You may add any Spark application properties
you wish under pyspark -> conf
. In particular, you may wish to connect to a different type of Spark
master, such as yarn
. This configuration change is required in order to use TQL on an
Amazon EMR or
Google Dataproc Cluster.
Icarus
TQL’s REST API server, named Icarus, acts as a gateway between the Python user interface
and the Java query execution engine. By default Icarus runs on port 9000
and 9001
with 512M
of memory.
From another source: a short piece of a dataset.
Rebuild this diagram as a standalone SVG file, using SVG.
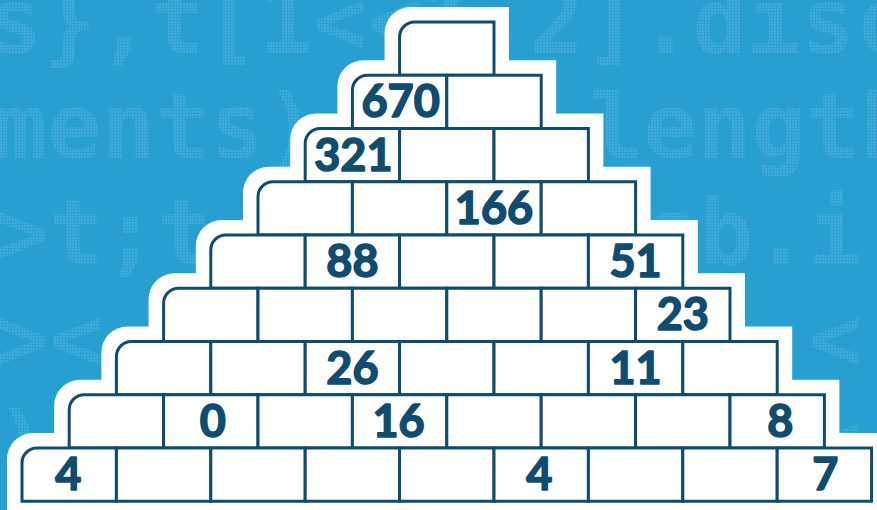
<svg xmlns="http://www.w3.org/2000/svg" width="877" height="510" viewBox="0 0 877 510">
<style>
.cell{fill:#ffffff;stroke:#0f4c6d;stroke-width:3;stroke-linejoin:miter}
.num{font-family:Lato,"Open Sans","Liberation Sans",sans-serif;font-weight:700;font-size:45px;fill:#0f4c6d;stroke:#0f4c6d;stroke-width:1.6;stroke-linejoin:round;text-anchor:middle}
.code{font-family:"DejaVu Sans Mono","Liberation Mono",monospace;font-size:90px;font-weight:700;fill:url(#dots)}
</style>
<defs>
<pattern id="dots" width="3" height="3" patternUnits="userSpaceOnUse">
<rect x="0" y="0" width="2.2" height="2.2" fill="#41acda"/>
</pattern>
</defs>
<rect x="0" y="0" width="877" height="510" fill="#289fd1"/>
<g id="background-code">
<text class="code" x="-12" y="53">s},t[1&lt;&lt;1,2].disc</text>
<text class="code" x="-7" y="158">ments)</text>
<text class="code" x="589" y="158">length</text>
<text class="code" x="-5" y="264">&gt;t;t</text>
<text class="code" x="645" y="264">sb.i</text>
<text class="code" x="-5" y="370">&gt;&lt;</text>
<text class="code" x="808" y="370">&lt;</text>
<text class="code" x="-5" y="476">)</text>
<text class="code" x="808" y="476">&lt;</text>
</g>
<path id="pyramid-outline" fill="#ffffff" d="M7 515 V459 A26 26 0 0 1 33 433 H54.2 V405.75 A26 26 0 0 1 80.2 379.75 H101.4 V352.5 A26 26 0 0 1 127.4 326.5 H148.6 V299.25 A26 26 0 0 1 174.6 273.25 H195.8 V246 A26 26 0 0 1 221.8 220 H243 V192.75 A26 26 0 0 1 269 166.75 H290.2 V139.5 A26 26 0 0 1 316.2 113.5 H337.4 V86.25 A26 26 0 0 1 363.4 60.25 H384.6 V33 A26 26 0 0 1 410.6 7 H509 V60.25 H556.2 V113.5 H603.4 V166.75 H650.6 V220 H697.8 V273.25 H745 V326.5 H792.2 V379.75 H839.4 V433 H890 V515 Z"/>
<g id="connectors"></g>
<g id="cells">
<g id="cell-0-0"><path class="cell" d="M399.6 75.25 V37 A15 15 0 0 1 414.6 22 H494 V75.25 Z"/></g>
<g id="cell-1-0"><path class="cell" d="M352.4 128.5 V90.25 A15 15 0 0 1 367.4 75.25 H446.8 V128.5 Z"/><text class="num" x="400.6" y="117.4">670</text></g>
<g id="cell-1-1"><rect class="cell" x="446.8" y="75.25" width="94.4" height="53.25"/></g>
<g id="cell-2-0"><path class="cell" d="M305.2 181.75 V143.5 A15 15 0 0 1 320.2 128.5 H399.6 V181.75 Z"/><text class="num" x="353.4" y="170.6">321</text></g>
<g id="cell-2-1"><rect class="cell" x="399.6" y="128.5" width="94.4" height="53.25"/></g>
<g id="cell-2-2"><rect class="cell" x="494" y="128.5" width="94.4" height="53.25"/></g>
<g id="cell-3-0"><path class="cell" d="M258 235 V196.75 A15 15 0 0 1 273 181.75 H352.4 V235 Z"/></g>
<g id="cell-3-1"><rect class="cell" x="352.4" y="181.75" width="94.4" height="53.25"/></g>
<g id="cell-3-2"><rect class="cell" x="446.8" y="181.75" width="94.4" height="53.25"/><text class="num" x="494" y="223.9">166</text></g>
<g id="cell-3-3"><rect class="cell" x="541.2" y="181.75" width="94.4" height="53.25"/></g>
<g id="cell-4-0"><path class="cell" d="M210.8 288.25 V250 A15 15 0 0 1 225.8 235 H305.2 V288.25 Z"/></g>
<g id="cell-4-1"><rect class="cell" x="305.2" y="235" width="94.4" height="53.25"/><text class="num" x="352.4" y="277.1">88</text></g>
<g id="cell-4-2"><rect class="cell" x="399.6" y="235" width="94.4" height="53.25"/></g>
<g id="cell-4-3"><rect class="cell" x="494" y="235" width="94.4" height="53.25"/></g>
<g id="cell-4-4"><rect class="cell" x="588.4" y="235" width="94.4" height="53.25"/><text class="num" x="635.6" y="277.1">51</text></g>
<g id="cell-5-0"><path class="cell" d="M163.6 341.5 V303.25 A15 15 0 0 1 178.6 288.25 H258 V341.5 Z"/></g>
<g id="cell-5-1"><rect class="cell" x="258" y="288.25" width="94.4" height="53.25"/></g>
<g id="cell-5-2"><rect class="cell" x="352.4" y="288.25" width="94.4" height="53.25"/></g>
<g id="cell-5-3"><rect class="cell" x="446.8" y="288.25" width="94.4" height="53.25"/></g>
<g id="cell-5-4"><rect class="cell" x="541.2" y="288.25" width="94.4" height="53.25"/></g>
<g id="cell-5-5"><rect class="cell" x="635.6" y="288.25" width="94.4" height="53.25"/><text class="num" x="682.8" y="330.4">23</text></g>
<g id="cell-6-0"><path class="cell" d="M116.4 394.75 V356.5 A15 15 0 0 1 131.4 341.5 H210.8 V394.75 Z"/></g>
<g id="cell-6-1"><rect class="cell" x="210.8" y="341.5" width="94.4" height="53.25"/></g>
<g id="cell-6-2"><rect class="cell" x="305.2" y="341.5" width="94.4" height="53.25"/><text class="num" x="352.4" y="383.6">26</text></g>
<g id="cell-6-3"><rect class="cell" x="399.6" y="341.5" width="94.4" height="53.25"/></g>
<g id="cell-6-4"><rect class="cell" x="494" y="341.5" width="94.4" height="53.25"/></g>
<g id="cell-6-5"><rect class="cell" x="588.4" y="341.5" width="94.4" height="53.25"/><text class="num" x="635.6" y="383.6">11</text></g>
<g id="cell-6-6"><rect class="cell" x="682.8" y="341.5" width="94.4" height="53.25"/></g>
<g id="cell-7-0"><path class="cell" d="M69.2 448 V409.75 A15 15 0 0 1 84.2 394.75 H163.6 V448 Z"/></g>
<g id="cell-7-1"><rect class="cell" x="163.6" y="394.75" width="94.4" height="53.25"/><text class="num" x="212.8" y="436.9">0</text></g>
<g id="cell-7-2"><rect class="cell" x="258" y="394.75" width="94.4" height="53.25"/></g>
<g id="cell-7-3"><rect class="cell" x="352.4" y="394.75" width="94.4" height="53.25"/><text class="num" x="398.6" y="436.9">16</text></g>
<g id="cell-7-4"><rect class="cell" x="446.8" y="394.75" width="94.4" height="53.25"/></g>
<g id="cell-7-5"><rect class="cell" x="541.2" y="394.75" width="94.4" height="53.25"/></g>
<g id="cell-7-6"><rect class="cell" x="635.6" y="394.75" width="94.4" height="53.25"/></g>
<g id="cell-7-7"><rect class="cell" x="730" y="394.75" width="94.4" height="53.25"/><text class="num" x="780.2" y="436.9">8</text></g>
<g id="cell-8-0"><path class="cell" d="M22 501.25 V463 A15 15 0 0 1 37 448 H116.4 V501.25 Z"/><text class="num" x="68.2" y="490.1">4</text></g>
<g id="cell-8-1"><rect class="cell" x="116.4" y="448" width="94.4" height="53.25"/></g>
<g id="cell-8-2"><rect class="cell" x="210.8" y="448" width="94.4" height="53.25"/></g>
<g id="cell-8-3"><rect class="cell" x="305.2" y="448" width="94.4" height="53.25"/></g>
<g id="cell-8-4"><rect class="cell" x="399.6" y="448" width="94.4" height="53.25"/></g>
<g id="cell-8-5"><rect class="cell" x="494" y="448" width="94.4" height="53.25"/><text class="num" x="539.2" y="490.1">4</text></g>
<g id="cell-8-6"><rect class="cell" x="588.4" y="448" width="94.4" height="53.25"/></g>
<g id="cell-8-7"><rect class="cell" x="682.8" y="448" width="94.4" height="53.25"/></g>
<g id="cell-8-8"><rect class="cell" x="777.2" y="448" width="94.4" height="53.25"/><text class="num" x="825.4" y="490.1">7</text></g>
</g>
</svg>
You can customize the web service’s memory and ports using the
following configuration, changing the values from their defaults shown here:
icarus:
configuration:
server:
adminConnectors:
- port: 9001
type: http
applicationConnectors:
- port: 9000
type: http
memory: 512m
Under the hood, Icarus uses the Dropwizard web framework, and you can further customize it’s configuration in this section of the config file. Read more about Dropwizard configuration here.
Database
TQL uses a SQL database to store it’s metadata about Projects, Timelines, Queries, and Resultsets. By default TQL uses a file-based H2 Database. With the following configuration:
database:
nanml.standalone.db.instance_type: h2-disk
nanml.standalone.db.h2-disk.directory: ~/.tql/db
However, you may wish to use a persistent MySQL datastore. To do so, instead you should use the following configuration:
database
nanml.db.instance_type: mysql
nanml.mysql.db.host: 172.25.0.99